> EXERCISE: Give back the full listing, character for character, with no pictures.
----
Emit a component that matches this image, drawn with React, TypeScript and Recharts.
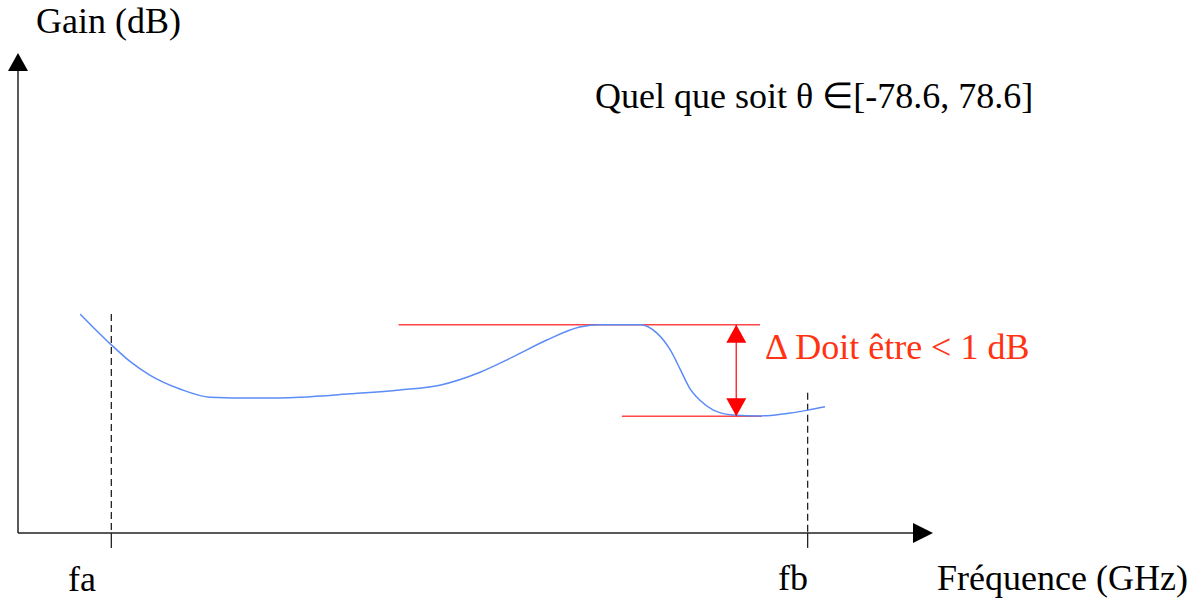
import { LineChart, Line, XAxis, YAxis, ReferenceLine, ReferenceDot } from "recharts";

// schematic gain curve, arbitrary units (frequency 0-100, gain 0-100)
const freq = [6.8, 10.2, 12.2, 14.4, 17.7, 21.0, 26.4, 30.8, 36.3, 41.7, 46.1, 50.5, 54.1, 57.8, 61.4, 63.6, 68.0, 69.8, 71.3, 72.4, 73.4, 74.5, 76.0, 78.1, 81.1, 84.4, 86.3, 88.2];
const gain = [45.6, 39.2, 35.8, 32.9, 30.0, 28.3, 28.1, 28.3, 29.0, 29.8, 30.8, 33.5, 36.7, 40.2, 42.9, 43.4, 43.4, 41.7, 38.1, 34.0, 30.2, 27.7, 25.6, 24.6, 24.4, 25.0, 25.6, 26.3];

const fa = 10.2;
const fb = 86.3;
const faTop = 45.6;
const fbTop = 29.2;
const gainMax = 43.4;
const gainMin = 24.3;
const maxLine = [41.6, 81.1];
const minLine = [66.0, 81.3];
const deltaX = 78.5;

const data = freq.map((f, i) => ({ f, g: gain[i] }));

const font = "'Liberation Serif', 'Times New Roman', serif";

const upArrow = (color: string) => (p: any) => (
  <polygon points={`${p.cx},${p.cy} ${p.cx - 10},${p.cy + 18} ${p.cx + 10},${p.cy + 18}`} fill={color} />
);
const downArrow = (color: string) => (p: any) => (
  <polygon points={`${p.cx},${p.cy} ${p.cx - 10},${p.cy - 18} ${p.cx + 10},${p.cy - 18}`} fill={color} />
);
const rightArrow = (color: string) => (p: any) => (
  <polygon points={`${p.cx},${p.cy} ${p.cx - 20},${p.cy - 10} ${p.cx - 20},${p.cy + 10}`} fill={color} />
);

export default function App() {
  return (
    <div style={{ position: "absolute", left: 0, top: 0, background: "#fff" }}>
      <LineChart width={1200} height={600} data={data} margin={{ top: 53, right: 267, bottom: 67, left: 18 }}>
        <XAxis type="number" dataKey="f" domain={[0, 100]} hide />
        <YAxis type="number" domain={[0, 100]} hide />

        {/* axes */}
        <ReferenceLine segment={[{ x: 0, y: 0 }, { x: 99, y: 0 }]} stroke="#222" strokeWidth={1.5} ifOverflow="visible" />
        <ReferenceLine segment={[{ x: 0, y: 0 }, { x: 0, y: 98 }]} stroke="#222" strokeWidth={1.5} ifOverflow="visible" />
        <ReferenceDot x={0} y={100} r={1} shape={upArrow("#000")} ifOverflow="visible" />
        <ReferenceDot x={100} y={0} r={1} shape={rightArrow("#000")} ifOverflow="visible" />

        {/* fa / fb markers */}
        <ReferenceLine segment={[{ x: fa, y: faTop }, { x: fa, y: 0 }]} stroke="#222" strokeDasharray="7 4" strokeWidth={1.3} ifOverflow="visible" />
        <ReferenceLine segment={[{ x: fb, y: fbTop }, { x: fb, y: 0 }]} stroke="#222" strokeDasharray="7 4" strokeWidth={1.3} ifOverflow="visible" />
        <ReferenceLine segment={[{ x: fa, y: 0 }, { x: fa, y: -3.1 }]} stroke="#222" strokeWidth={1.3} ifOverflow="visible" />
        <ReferenceLine segment={[{ x: fb, y: 0 }, { x: fb, y: -3.1 }]} stroke="#222" strokeWidth={1.3} ifOverflow="visible" />

        {/* max / min levels */}
        <ReferenceLine segment={[{ x: maxLine[0], y: gainMax }, { x: maxLine[1], y: gainMax }]} stroke="#ff4545" strokeWidth={1.5} ifOverflow="visible" />
        <ReferenceLine segment={[{ x: minLine[0], y: gainMin }, { x: minLine[1], y: gainMin }]} stroke="#ff4545" strokeWidth={1.5} ifOverflow="visible" />

        <Line type="monotone" dataKey="g" stroke="#5b8cf7" strokeWidth={1.5} dot={false} isAnimationActive={false} />

        {/* delta arrow */}
        <ReferenceLine segment={[{ x: deltaX, y: gainMax }, { x: deltaX, y: gainMin }]} stroke="#ff3030" strokeWidth={1.5} ifOverflow="visible" />
        <ReferenceDot x={deltaX} y={gainMax} r={1} shape={upArrow("#ff0000")} ifOverflow="visible" />
        <ReferenceDot x={deltaX} y={gainMin} r={1} shape={downArrow("#ff0000")} ifOverflow="visible" />

        <text x={36} y={33} fontFamily={font} fontSize={36} fill="#000">Gain (dB)</text>
        <text x={595} y={108} fontFamily={font} fontSize={36} fill="#000">Quel que soit θ ∈[-78.6, 78.6]</text>
        <text x={765} y={359} fontFamily={font} fontSize={36} fill="#ff3311">Δ Doit être &lt; 1 dB</text>
        <text x={68} y={591} fontFamily={font} fontSize={36} fill="#000">fa</text>
        <text x={778} y={590} fontFamily={font} fontSize={36} fill="#000">fb</text>
        <text x={937} y={590} fontFamily={font} fontSize={36} fill="#000">Fréquence (GHz)</text>
      </LineChart>
    </div>
  );
}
----
> FINISHED ANSWER:
Emit a component that matches this image, drawn with React, TypeScript and Recharts.
import { LineChart, Line, XAxis, YAxis, ReferenceLine, ReferenceDot } from "recharts";

// schematic gain curve, arbitrary units (frequency 0-100, gain 0-100)
const freq = [6.8, 10.2, 12.2, 14.4, 17.7, 21.0, 26.4, 30.8, 36.3, 41.7, 46.1, 50.5, 54.1, 57.8, 61.4, 63.6, 68.0, 69.8, 71.3, 72.4, 73.4, 74.5, 76.0, 78.1, 81.1, 84.4, 86.3, 88.2];
const gain = [45.6, 39.2, 35.8, 32.9, 30.0, 28.3, 28.1, 28.3, 29.0, 29.8, 30.8, 33.5, 36.7, 40.2, 42.9, 43.4, 43.4, 41.7, 38.1, 34.0, 30.2, 27.7, 25.6, 24.6, 24.4, 25.0, 25.6, 26.3];

const fa = 10.2;
const fb = 86.3;
const faTop = 45.6;
const fbTop = 29.2;
const gainMax = 43.4;
const gainMin = 24.3;
const maxLine = [41.6, 81.1];
const minLine = [66.0, 81.3];
const deltaX = 78.5;

const data = freq.map((f, i) => ({ f, g: gain[i] }));

const font = "'Liberation Serif', 'Times New Roman', serif";

const upArrow = (color: string) => (p: any) => (
  <polygon points={`${p.cx},${p.cy} ${p.cx - 10},${p.cy + 18} ${p.cx + 10},${p.cy + 18}`} fill={color} />
);
const downArrow = (color: string) => (p: any) => (
  <polygon points={`${p.cx},${p.cy} ${p.cx - 10},${p.cy - 18} ${p.cx + 10},${p.cy - 18}`} fill={color} />
);
const rightArrow = (color: string) => (p: any) => (
  <polygon points={`${p.cx},${p.cy} ${p.cx - 20},${p.cy - 10} ${p.cx - 20},${p.cy + 10}`} fill={color} />
);

export default function App() {
  return (
    <div style={{ position: "absolute", left: 0, top: 0, background: "#fff" }}>
      <LineChart width={1200} height={600} data={data} margin={{ top: 53, right: 267, bottom: 67, left: 18 }}>
        <XAxis type="number" dataKey="f" domain={[0, 100]} hide />
        <YAxis type="number" domain={[0, 100]} hide />

        {/* axes */}
        <ReferenceLine segment={[{ x: 0, y: 0 }, { x: 99, y: 0 }]} stroke="#222" strokeWidth={1.5} ifOverflow="visible" />
        <ReferenceLine segment={[{ x: 0, y: 0 }, { x: 0, y: 98 }]} stroke="#222" strokeWidth={1.5} ifOverflow="visible" />
        <ReferenceDot x={0} y={100} r={1} shape={upArrow("#000")} ifOverflow="visible" />
        <ReferenceDot x={100} y={0} r={1} shape={rightArrow("#000")} ifOverflow="visible" />

        {/* fa / fb markers */}
        <ReferenceLine segment={[{ x: fa, y: faTop }, { x: fa, y: 0 }]} stroke="#222" strokeDasharray="7 4" strokeWidth={1.3} ifOverflow="visible" />
        <ReferenceLine segment={[{ x: fb, y: fbTop }, { x: fb, y: 0 }]} stroke="#222" strokeDasharray="7 4" strokeWidth={1.3} ifOverflow="visible" />
        <ReferenceLine segment={[{ x: fa, y: 0 }, { x: fa, y: -3.1 }]} stroke="#222" strokeWidth={1.3} ifOverflow="visible" />
        <ReferenceLine segment={[{ x: fb, y: 0 }, { x: fb, y: -3.1 }]} stroke="#222" strokeWidth={1.3} ifOverflow="visible" />

        {/* max / min levels */}
        <ReferenceLine segment={[{ x: maxLine[0], y: gainMax }, { x: maxLine[1], y: gainMax }]} stroke="#ff4545" strokeWidth={1.5} ifOverflow="visible" />
        <ReferenceLine segment={[{ x: minLine[0], y: gainMin }, { x: minLine[1], y: gainMin }]} stroke="#ff4545" strokeWidth={1.5} ifOverflow="visible" />

        <Line type="monotone" dataKey="g" stroke="#5b8cf7" strokeWidth={1.5} dot={false} isAnimationActive={false} />

        {/* delta arrow */}
        <ReferenceLine segment={[{ x: deltaX, y: gainMax }, { x: deltaX, y: gainMin }]} stroke="#ff3030" strokeWidth={1.5} ifOverflow="visible" />
        <ReferenceDot x={deltaX} y={gainMax} r={1} shape={upArrow("#ff0000")} ifOverflow="visible" />
        <ReferenceDot x={deltaX} y={gainMin} r={1} shape={downArrow("#ff0000")} ifOverflow="visible" />

        <text x={36} y={33} fontFamily={font} fontSize={36} fill="#000">Gain (dB)</text>
        <text x={595} y={108} fontFamily={font} fontSize={36} fill="#000">Quel que soit θ ∈[-78.6, 78.6]</text>
        <text x={765} y={359} fontFamily={font} fontSize={36} fill="#ff3311">Δ Doit être &lt; 1 dB</text>
        <text x={68} y={591} fontFamily={font} fontSize={36} fill="#000">fa</text>
        <text x={778} y={590} fontFamily={font} fontSize={36} fill="#000">fb</text>
        <text x={937} y={590} fontFamily={font} fontSize={36} fill="#000">Fréquence (GHz)</text>
      </LineChart>
    </div>
  );
}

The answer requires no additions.